Since its foundation in 2002 repaircare has conducted over 200,000 white good repairs and in excess of 20,000 floorcare repairs.

In 2008 repaircare launched a home repair service, adding an extra dimension to the brand. This service enables people to get their domestic appliances that aren’t covered by a warranty, including washing machines, dishwashers and ovens, repaired for a fixed fee.

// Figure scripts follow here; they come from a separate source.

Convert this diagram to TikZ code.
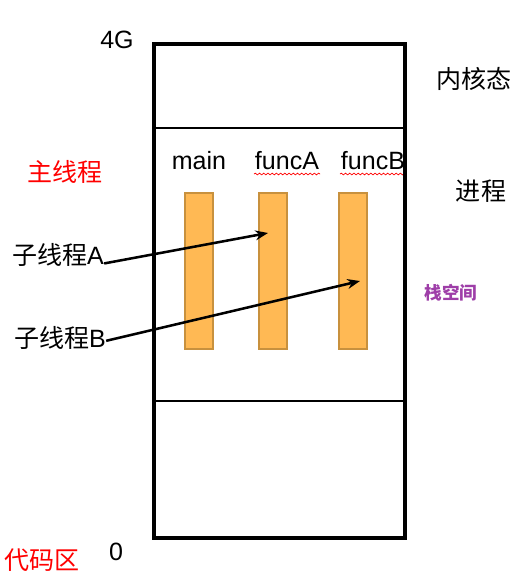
\documentclass[tikz,border=0pt]{standalone}
\usepackage{fontspec}
\setmainfont{Liberation Sans}
\newfontfamily\cjk{Noto Sans CJK SC}
\usepackage{xcolor}
\usetikzlibrary{arrows.meta,decorations.pathmorphing}

\definecolor{stackfill}{HTML}{FFB954}
\definecolor{stackline}{HTML}{C8913E}
\definecolor{stackpurple}{HTML}{9E3EA8}

\tikzset{
  bigtext/.style={font=\fontsize{17.8}{20}\selectfont, inner sep=0pt},
  stackbar/.style={fill=stackfill, draw=stackline, line width=0.8pt},
  callarrow/.style={-{Stealth[length=9pt,width=7pt]}, line width=1.8pt},
  spellwave/.style={red, line width=0.5pt, decorate,
    decoration={snake, amplitude=0.6pt, segment length=3pt}}
}

\begin{document}
\begin{tikzpicture}[x=0.025cm,y=-0.025cm]
			\useasboundingbox (0,0) rectangle (520,574);
			
			% 栈
			\draw[stackbar] (185,193) rectangle (213,349);
			\draw[stackbar] (259,193) rectangle (287,349);
			\draw[stackbar] (339,193) rectangle (367,349);
			
			\node[bigtext] (main)  at (199,161) {main};
			\node[bigtext] (funcA) at (287,161) {funcA};
			\node[bigtext] (funcB) at (373,161) {funcB};
			\draw[spellwave] (254,174) -- (320,174);
			\draw[spellwave] (340,174) -- (405,174);
			
			% 进程空间
			\draw[line width=1.4pt] (154,128) -- (405,128);
			\draw[line width=1.4pt] (154,401) -- (405,401);
			\draw[line width=2.4pt] (154,44) rectangle (405,538);
			
			\node[bigtext] (top) at (117,40) {4G};
			\node[bigtext] (bottom) at (116,552) {0};
			\node[bigtext] (kernel) at (474,79) {\cjk 内核态};
			\node[bigtext] (proc) at (481,191) {\cjk 进程};
			\node[bigtext,font=\fontsize{12.5}{14}\selectfont\cjk\bfseries,text=stackpurple]
				(stack) at (451,293) {栈空间};
			
			% 线程
			\node[bigtext,text=red] (mainth) at (65,172) {\cjk 主线程};
			\node[bigtext] (labA) at (58,255) {{\cjk 子线程}A};
			\node[bigtext] (labB) at (60,338) {{\cjk 子线程}B};
			\node[bigtext,text=red,anchor=west] (code) at (4,560) {\cjk 代码区};
			
			\coordinate (tipA) at (268,233);
			\coordinate (tipB) at (360,281);
			\draw[callarrow] ([yshift=-6pt]labA.east) -- (tipA);
			\draw[callarrow] ([yshift=-2pt]labB.east) -- (tipB);
			
		\end{tikzpicture}
\end{document}
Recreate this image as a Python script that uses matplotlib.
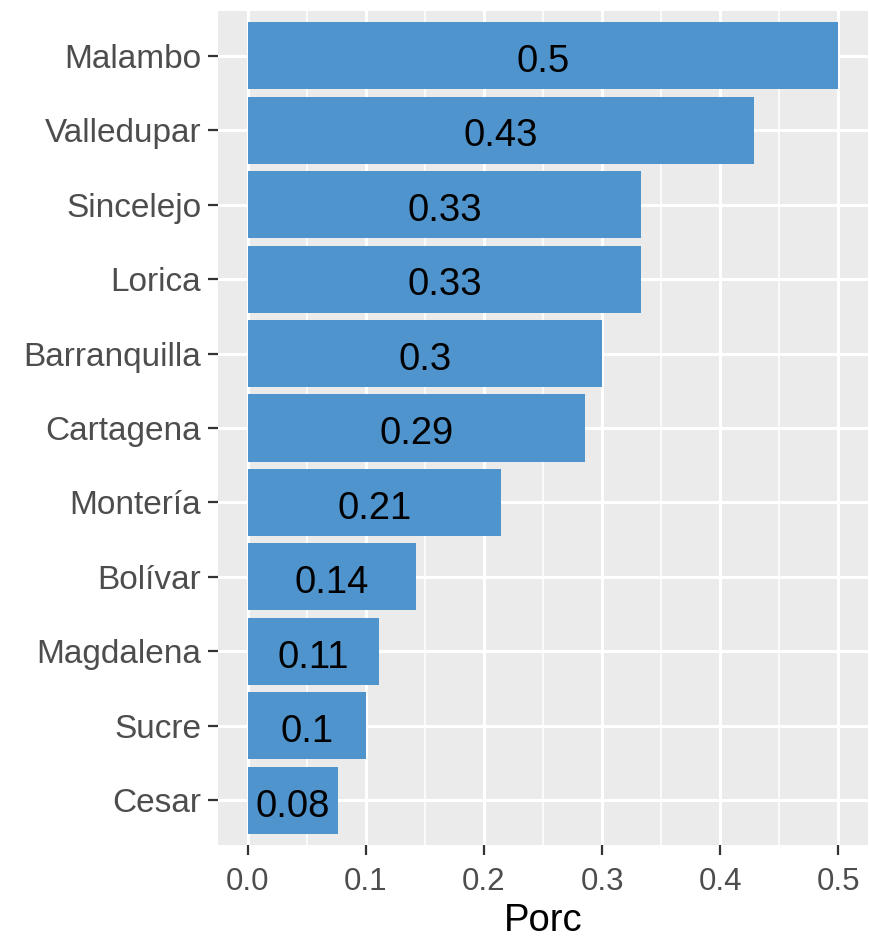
import matplotlib
matplotlib.use("Agg")
from matplotlib import pyplot as plt
from matplotlib.ticker import MultipleLocator

plt.rcParams['font.family'] = ['Liberation Sans', 'DejaVu Sans']

# ciudades de abajo hacia arriba
ciudades = ["Cesar", "Sucre", "Magdalena", "Bolívar", "Montería", "Cartagena",
            "Barranquilla", "Lorica", "Sincelejo", "Valledupar", "Malambo"]
porc = [0.0769, 0.1, 0.1111, 0.1429, 0.2143, 0.2857, 0.3, 0.3333, 0.3333, 0.4286, 0.5]
x_ticks = [0.0, 0.1, 0.2, 0.3, 0.4, 0.5]
x_tick_labels = ["0.0", "0.1", "0.2", "0.3", "0.4", "0.5"]

fig = plt.figure(figsize=(8.69, 9.42), dpi=100)
ax = fig.add_axes([218/869, 1-845/942, 650/869, 834/942])

ax.set_facecolor("#EBEBEB")
for s in ax.spines.values():
    s.set_visible(False)

pos = list(range(1, len(ciudades)+1))
ax.barh(pos, porc, height=0.9, color="#4F94CD", zorder=3)

# etiquetas en el centro de cada barra (un poco bajadas, como ggplot)
for p, v in zip(pos, porc):
    ax.annotate("{:g}".format(round(v, 2)), xy=(v/2, p), xytext=(0, -4.5),
                textcoords="offset points", ha="center", va="center",
                fontsize=27.5, color="black", zorder=4)

ax.set_xlim(-0.025, 0.525)
ax.set_ylim(0.4, len(ciudades)+0.6)
ax.set_xticks(x_ticks)
ax.set_xticklabels(x_tick_labels)
ax.xaxis.set_minor_locator(MultipleLocator(0.05))
ax.set_yticks(pos)
ax.set_yticklabels(ciudades)

ax.grid(which="major", color="white", linewidth=2.2, zorder=1)
ax.grid(which="minor", axis="x", color="white", linewidth=1.1, zorder=1)
ax.set_axisbelow(True)

ax.tick_params(which="major", length=7, width=1.6, color="#333333",
               labelcolor="#4D4D4D")
ax.tick_params(axis="x", which="major", labelsize=22.5, pad=9)
ax.tick_params(axis="y", which="major", labelsize=24, pad=5)
ax.tick_params(which="minor", length=0)

ax.set_xlabel("Porc", fontsize=27.5, color="black", labelpad=4.5)

fig.savefig("out.png", dpi=100)
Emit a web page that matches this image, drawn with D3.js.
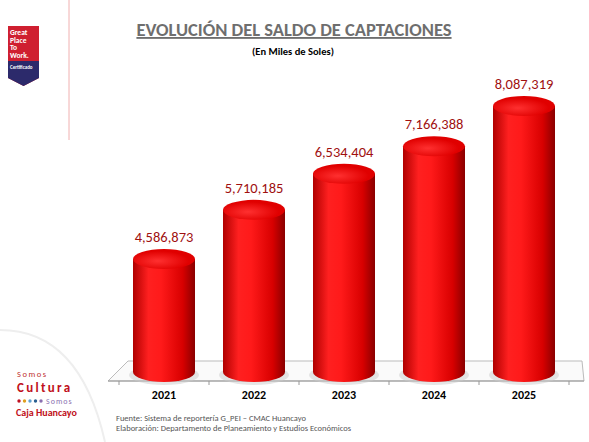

The unique selling features of the repaircare service are the convenience of being able to book and arrange repairs online 24/7, and fixed pricing that include both parts and labour.

At present repaircare is one of a number of prominent players in the home repair market with approximate 6-8 week lead time on all repairs at £125 + £45 Administration.

As of November 2019, the company has an aggregate review score of 1.2/5 on the review aggregator site www.reviews.co.uk

Operations 

The repaircare head office is based in Birmingham, UK. They use a network of over 500 independent tradesmen to cover all regions of England, Scotland and Wales.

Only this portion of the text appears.